WORK TO DO: Locate all lines with the word "document". Copy them.
## START GIVEN RECORDS
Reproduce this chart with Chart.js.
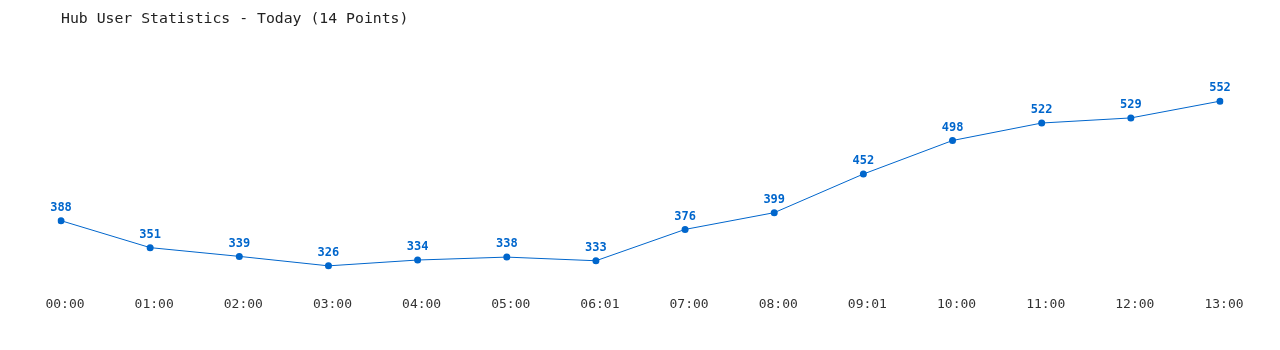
<!DOCTYPE html>
<html>
<head>
<meta charset="utf-8">
<script src="https://cdn.jsdelivr.net/npm/chart.js@4/dist/chart.umd.min.js"></script>
<style>
html,body{margin:0;padding:0;background:#fff;}
#wrap{width:1280px;height:350px;position:relative;}
</style>
</head>
<body>
<div id="wrap"><canvas id="c" width="1280" height="350"></canvas></div>
<script>
const categories = ["00:00","01:00","02:00","03:00","04:00","05:00","06:01","07:00","08:00","09:01","10:00","11:00","12:00","13:00"];
const users = [388,351,339,326,334,338,333,376,399,452,498,522,529,552];
const titleText = "Hub User Statistics - Today (14 Points)";

const valueLabels = {
  id: 'valueLabels',
  afterDatasetsDraw(chart) {
    const ctx = chart.ctx;
    const meta = chart.getDatasetMeta(0);
    ctx.save();
    ctx.font = "bold 12px 'DejaVu Sans Mono', monospace";
    ctx.fillStyle = "#0066cc";
    ctx.textAlign = "center";
    ctx.textBaseline = "middle";
    meta.data.forEach((pt, i) => {
      ctx.fillText(String(users[i]), pt.x, pt.y - 13);
    });
    ctx.restore();
  }
};

new Chart(document.getElementById('c'), {
  type: 'line',
  data: {
    labels: categories,
    datasets: [{
      data: users,
      borderColor: '#0066cc',
      backgroundColor: '#0066cc',
      borderWidth: 1,
      pointRadius: 3.5,
      pointHoverRadius: 3.5,
      pointBackgroundColor: '#0066cc',
      pointBorderWidth: 0,
      tension: 0,
      fill: false
    }]
  },
  options: {
    responsive: false,
    animation: false,
    events: [],
    layout: { padding: { left: 61, right: 60, top: 0, bottom: 33.6 } },
    plugins: {
      legend: { display: false },
      tooltip: { enabled: false },
      title: {
        display: true,
        text: titleText,
        align: 'start',
        color: '#222',
        font: { family: "'DejaVu Sans Mono', monospace", size: 14.8, weight: 'normal' },
        padding: { top: 10, bottom: 53 }
      }
    },
    scales: {
      x: {
        offset: false,
        grid: { display: false },
        border: { display: false },
        ticks: {
          color: '#333',
          font: { family: "'DejaVu Sans Mono', monospace", size: 13 },
          padding: 4,
          labelOffset: 4,
          maxRotation: 0,
          autoSkip: false
        }
      },
      y: {
        display: false,
        min: 300,
        max: 580
      }
    }
  },
  plugins: [valueLabels]
});
</script>
</body>
</html>
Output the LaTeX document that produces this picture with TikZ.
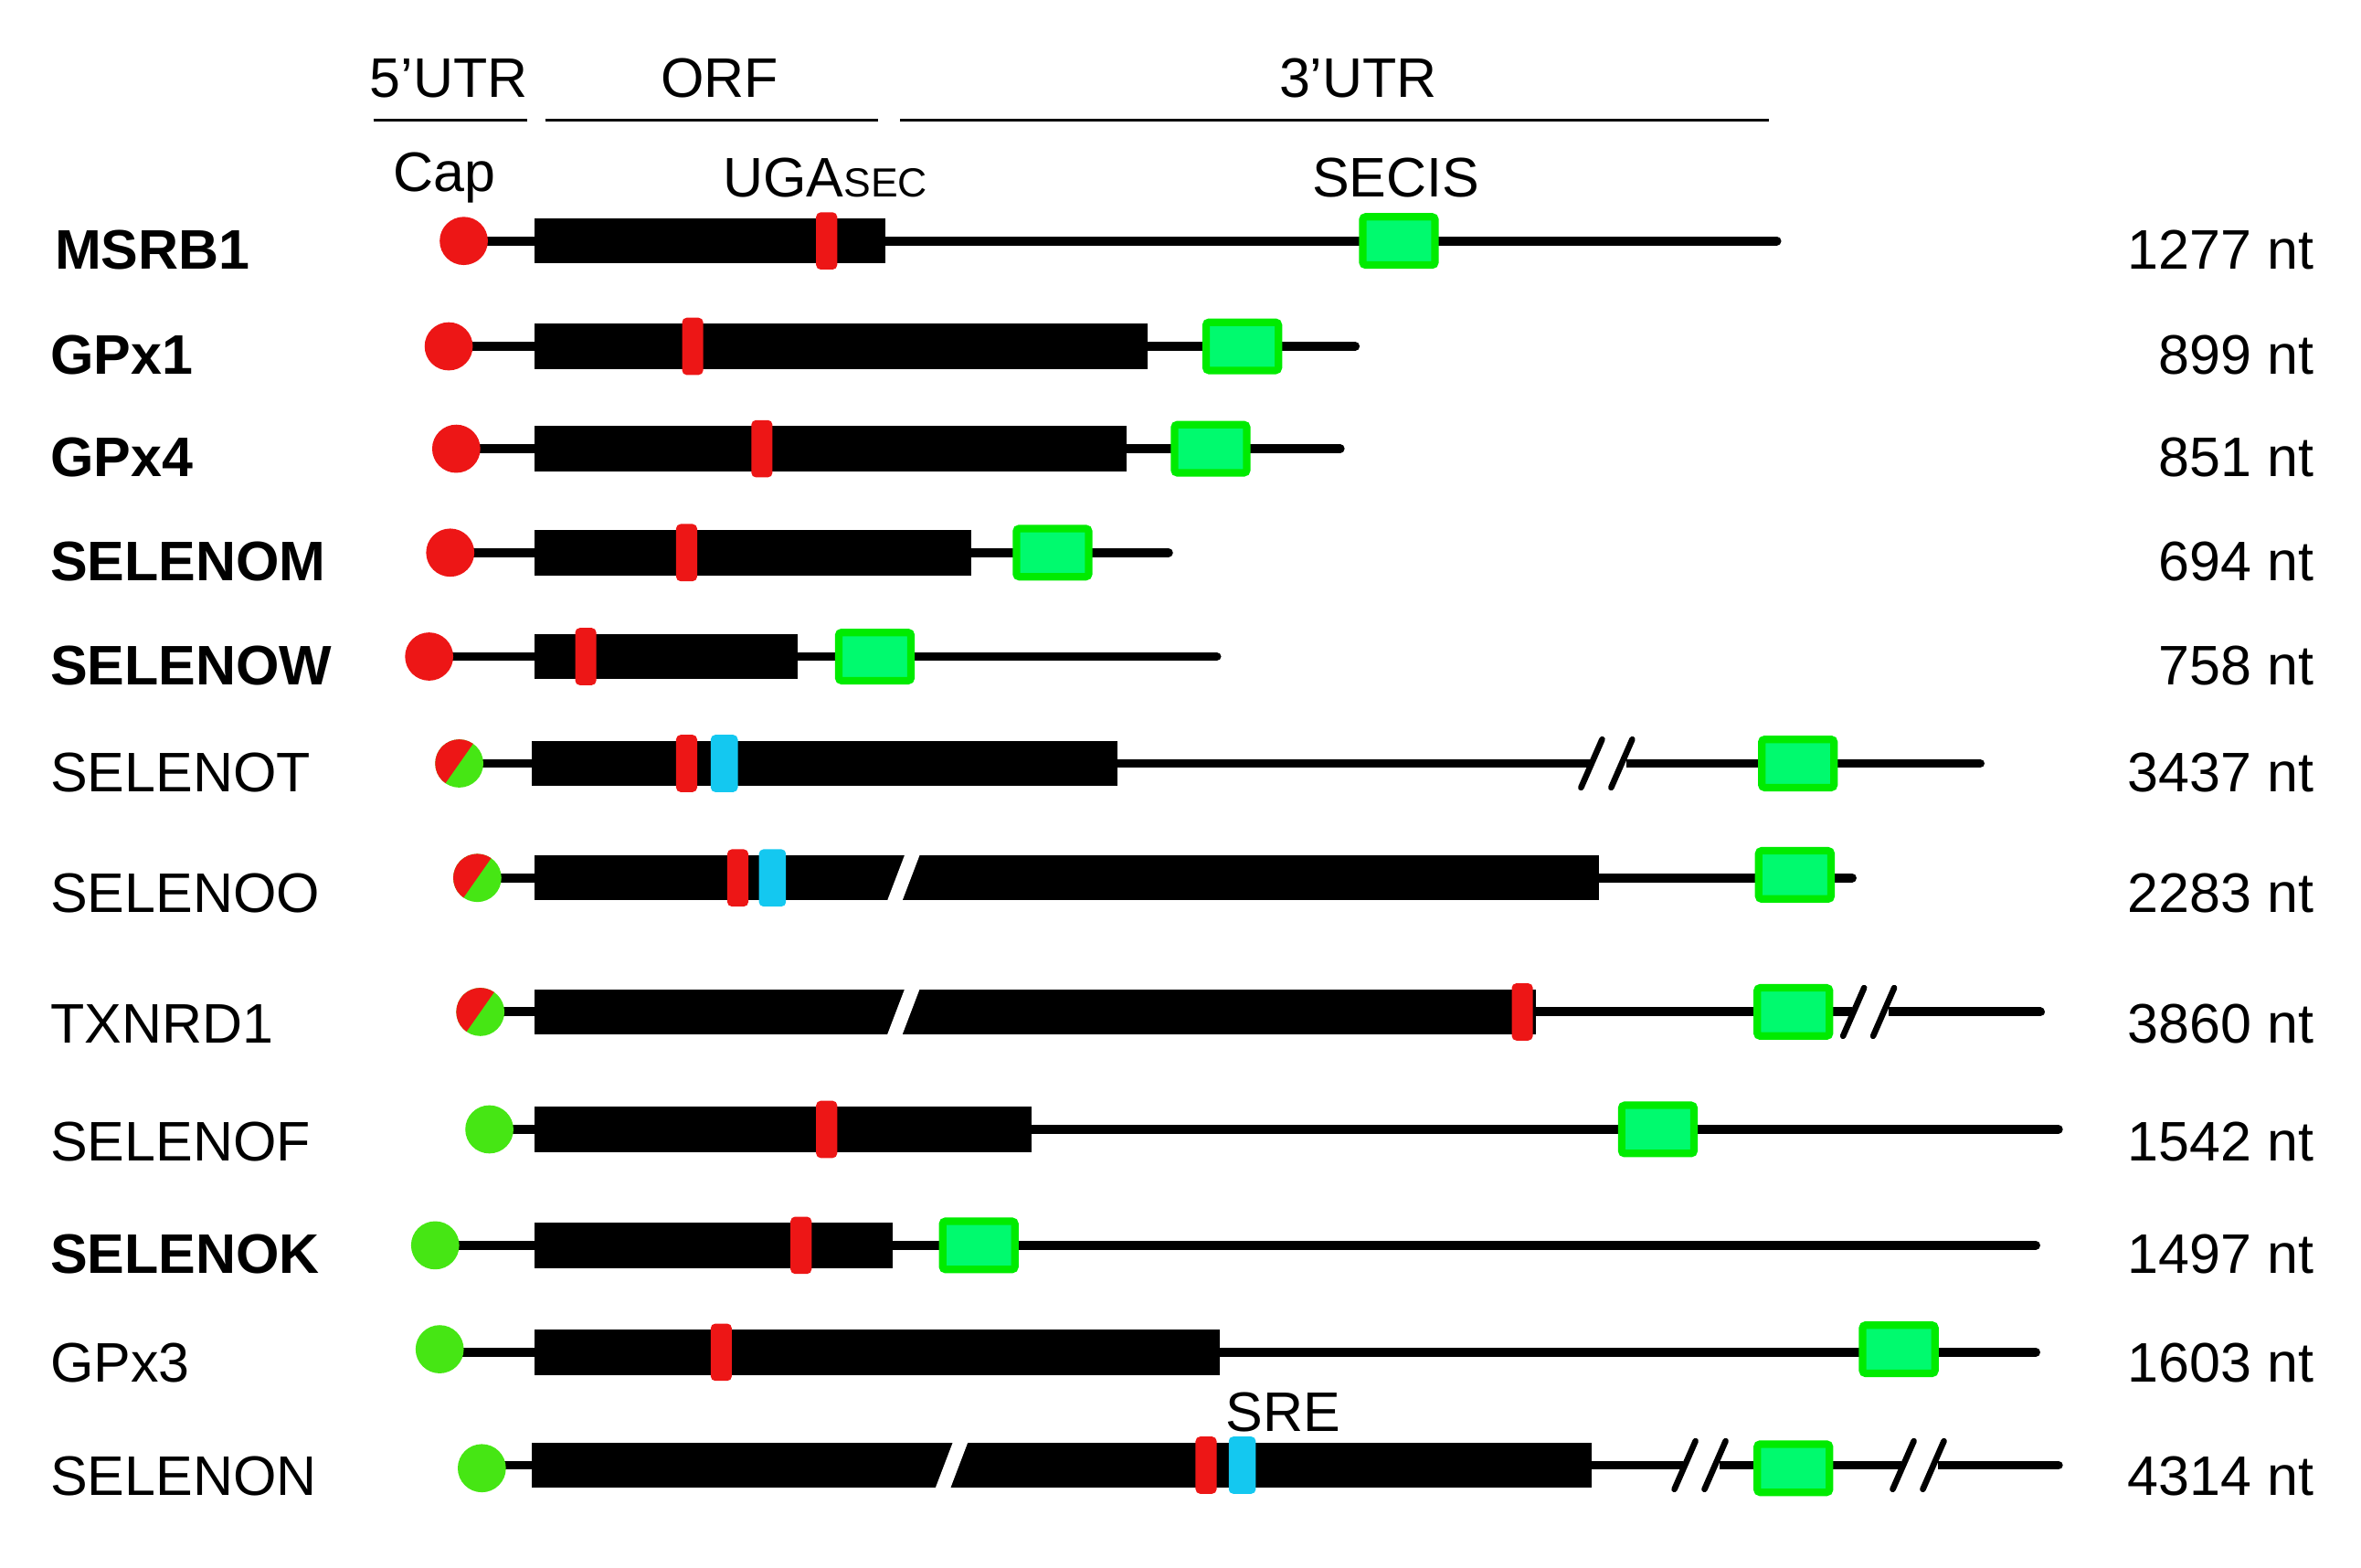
## END GIVEN RECORDS
EXERCISE RESPONSE:
new Chart(document.getElementById('c'), {
Output the LaTeX document that produces this picture with TikZ.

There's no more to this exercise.